▸ Exercise aim:
Leave out the pictures; transcribe all else exactly.

• • • • • • •

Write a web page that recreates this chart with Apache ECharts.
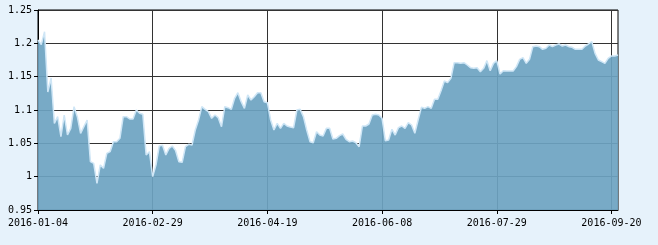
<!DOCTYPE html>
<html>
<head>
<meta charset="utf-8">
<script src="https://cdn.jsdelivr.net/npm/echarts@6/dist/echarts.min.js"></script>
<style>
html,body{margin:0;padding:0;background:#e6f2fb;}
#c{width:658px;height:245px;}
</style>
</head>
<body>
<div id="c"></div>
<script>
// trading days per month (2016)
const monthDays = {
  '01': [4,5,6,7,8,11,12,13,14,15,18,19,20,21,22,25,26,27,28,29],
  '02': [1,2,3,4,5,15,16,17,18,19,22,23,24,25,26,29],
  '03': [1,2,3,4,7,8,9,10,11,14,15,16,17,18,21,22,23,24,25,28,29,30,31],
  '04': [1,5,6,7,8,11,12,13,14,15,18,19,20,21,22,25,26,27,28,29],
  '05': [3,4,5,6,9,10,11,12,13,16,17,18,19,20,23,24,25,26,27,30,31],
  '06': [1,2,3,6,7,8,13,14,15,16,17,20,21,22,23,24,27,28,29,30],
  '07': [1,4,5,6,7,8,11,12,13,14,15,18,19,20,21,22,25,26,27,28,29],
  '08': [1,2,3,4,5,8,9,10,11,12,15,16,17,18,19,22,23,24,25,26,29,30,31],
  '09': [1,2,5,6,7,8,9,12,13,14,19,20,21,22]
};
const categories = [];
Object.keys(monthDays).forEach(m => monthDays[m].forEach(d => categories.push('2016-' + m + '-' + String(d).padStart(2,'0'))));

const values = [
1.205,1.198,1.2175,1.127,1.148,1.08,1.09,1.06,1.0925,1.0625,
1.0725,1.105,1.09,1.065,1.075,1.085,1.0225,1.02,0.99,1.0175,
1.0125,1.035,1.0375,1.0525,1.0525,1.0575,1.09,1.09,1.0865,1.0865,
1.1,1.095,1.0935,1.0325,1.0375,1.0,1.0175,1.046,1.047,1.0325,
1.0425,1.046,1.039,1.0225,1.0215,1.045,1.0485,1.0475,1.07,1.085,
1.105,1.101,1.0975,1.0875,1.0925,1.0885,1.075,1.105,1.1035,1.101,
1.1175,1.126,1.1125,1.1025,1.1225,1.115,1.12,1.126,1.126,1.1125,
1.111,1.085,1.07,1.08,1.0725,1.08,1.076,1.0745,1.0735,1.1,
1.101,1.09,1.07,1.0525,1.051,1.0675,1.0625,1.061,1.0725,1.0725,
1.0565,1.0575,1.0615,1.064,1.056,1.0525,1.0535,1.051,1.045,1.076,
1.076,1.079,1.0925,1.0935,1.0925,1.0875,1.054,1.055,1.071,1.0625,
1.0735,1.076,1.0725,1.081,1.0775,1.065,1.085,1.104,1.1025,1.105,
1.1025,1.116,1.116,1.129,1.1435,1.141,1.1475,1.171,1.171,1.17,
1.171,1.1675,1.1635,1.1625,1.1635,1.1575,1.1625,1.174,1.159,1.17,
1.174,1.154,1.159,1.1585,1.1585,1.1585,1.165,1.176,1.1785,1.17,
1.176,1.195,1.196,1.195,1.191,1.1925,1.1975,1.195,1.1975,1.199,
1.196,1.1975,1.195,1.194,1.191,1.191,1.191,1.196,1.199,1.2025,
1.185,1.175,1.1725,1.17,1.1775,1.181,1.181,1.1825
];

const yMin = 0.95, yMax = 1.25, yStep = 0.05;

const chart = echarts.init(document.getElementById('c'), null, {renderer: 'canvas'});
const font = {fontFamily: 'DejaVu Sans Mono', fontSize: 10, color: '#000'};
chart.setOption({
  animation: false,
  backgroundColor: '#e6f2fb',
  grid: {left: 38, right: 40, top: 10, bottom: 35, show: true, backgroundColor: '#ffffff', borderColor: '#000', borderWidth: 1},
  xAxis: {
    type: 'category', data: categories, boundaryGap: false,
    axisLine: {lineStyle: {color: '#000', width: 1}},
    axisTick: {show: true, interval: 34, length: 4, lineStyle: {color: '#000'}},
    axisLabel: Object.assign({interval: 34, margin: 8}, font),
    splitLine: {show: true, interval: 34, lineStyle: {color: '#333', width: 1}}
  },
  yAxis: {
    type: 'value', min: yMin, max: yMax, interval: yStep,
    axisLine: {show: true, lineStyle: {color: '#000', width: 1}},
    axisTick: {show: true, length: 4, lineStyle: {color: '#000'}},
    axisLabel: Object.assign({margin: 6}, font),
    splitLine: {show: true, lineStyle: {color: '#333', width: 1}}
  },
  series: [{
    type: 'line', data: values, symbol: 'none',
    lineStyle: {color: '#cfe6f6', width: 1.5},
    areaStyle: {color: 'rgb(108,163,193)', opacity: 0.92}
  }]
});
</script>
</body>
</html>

• • • • • • •

▸ Expected output:
Write a web page that recreates this chart with Apache ECharts.
<!DOCTYPE html>
<html>
<head>
<meta charset="utf-8">
<script src="https://cdn.jsdelivr.net/npm/echarts@6/dist/echarts.min.js"></script>
<style>
html,body{margin:0;padding:0;background:#e6f2fb;}
#c{width:658px;height:245px;}
</style>
</head>
<body>
<div id="c"></div>
<script>
// trading days per month (2016)
const monthDays = {
  '01': [4,5,6,7,8,11,12,13,14,15,18,19,20,21,22,25,26,27,28,29],
  '02': [1,2,3,4,5,15,16,17,18,19,22,23,24,25,26,29],
  '03': [1,2,3,4,7,8,9,10,11,14,15,16,17,18,21,22,23,24,25,28,29,30,31],
  '04': [1,5,6,7,8,11,12,13,14,15,18,19,20,21,22,25,26,27,28,29],
  '05': [3,4,5,6,9,10,11,12,13,16,17,18,19,20,23,24,25,26,27,30,31],
  '06': [1,2,3,6,7,8,13,14,15,16,17,20,21,22,23,24,27,28,29,30],
  '07': [1,4,5,6,7,8,11,12,13,14,15,18,19,20,21,22,25,26,27,28,29],
  '08': [1,2,3,4,5,8,9,10,11,12,15,16,17,18,19,22,23,24,25,26,29,30,31],
  '09': [1,2,5,6,7,8,9,12,13,14,19,20,21,22]
};
const categories = [];
Object.keys(monthDays).forEach(m => monthDays[m].forEach(d => categories.push('2016-' + m + '-' + String(d).padStart(2,'0'))));

const values = [
1.205,1.198,1.2175,1.127,1.148,1.08,1.09,1.06,1.0925,1.0625,
1.0725,1.105,1.09,1.065,1.075,1.085,1.0225,1.02,0.99,1.0175,
1.0125,1.035,1.0375,1.0525,1.0525,1.0575,1.09,1.09,1.0865,1.0865,
1.1,1.095,1.0935,1.0325,1.0375,1.0,1.0175,1.046,1.047,1.0325,
1.0425,1.046,1.039,1.0225,1.0215,1.045,1.0485,1.0475,1.07,1.085,
1.105,1.101,1.0975,1.0875,1.0925,1.0885,1.075,1.105,1.1035,1.101,
1.1175,1.126,1.1125,1.1025,1.1225,1.115,1.12,1.126,1.126,1.1125,
1.111,1.085,1.07,1.08,1.0725,1.08,1.076,1.0745,1.0735,1.1,
1.101,1.09,1.07,1.0525,1.051,1.0675,1.0625,1.061,1.0725,1.0725,
1.0565,1.0575,1.0615,1.064,1.056,1.0525,1.0535,1.051,1.045,1.076,
1.076,1.079,1.0925,1.0935,1.0925,1.0875,1.054,1.055,1.071,1.0625,
1.0735,1.076,1.0725,1.081,1.0775,1.065,1.085,1.104,1.1025,1.105,
1.1025,1.116,1.116,1.129,1.1435,1.141,1.1475,1.171,1.171,1.17,
1.171,1.1675,1.1635,1.1625,1.1635,1.1575,1.1625,1.174,1.159,1.17,
1.174,1.154,1.159,1.1585,1.1585,1.1585,1.165,1.176,1.1785,1.17,
1.176,1.195,1.196,1.195,1.191,1.1925,1.1975,1.195,1.1975,1.199,
1.196,1.1975,1.195,1.194,1.191,1.191,1.191,1.196,1.199,1.2025,
1.185,1.175,1.1725,1.17,1.1775,1.181,1.181,1.1825
];

const yMin = 0.95, yMax = 1.25, yStep = 0.05;

const chart = echarts.init(document.getElementById('c'), null, {renderer: 'canvas'});
const font = {fontFamily: 'DejaVu Sans Mono', fontSize: 10, color: '#000'};
chart.setOption({
  animation: false,
  backgroundColor: '#e6f2fb',
  grid: {left: 38, right: 40, top: 10, bottom: 35, show: true, backgroundColor: '#ffffff', borderColor: '#000', borderWidth: 1},
  xAxis: {
    type: 'category', data: categories, boundaryGap: false,
    axisLine: {lineStyle: {color: '#000', width: 1}},
    axisTick: {show: true, interval: 34, length: 4, lineStyle: {color: '#000'}},
    axisLabel: Object.assign({interval: 34, margin: 8}, font),
    splitLine: {show: true, interval: 34, lineStyle: {color: '#333', width: 1}}
  },
  yAxis: {
    type: 'value', min: yMin, max: yMax, interval: yStep,
    axisLine: {show: true, lineStyle: {color: '#000', width: 1}},
    axisTick: {show: true, length: 4, lineStyle: {color: '#000'}},
    axisLabel: Object.assign({margin: 6}, font),
    splitLine: {show: true, lineStyle: {color: '#333', width: 1}}
  },
  series: [{
    type: 'line', data: values, symbol: 'none',
    lineStyle: {color: '#cfe6f6', width: 1.5},
    areaStyle: {color: 'rgb(108,163,193)', opacity: 0.92}
  }]
});
</script>
</body>
</html>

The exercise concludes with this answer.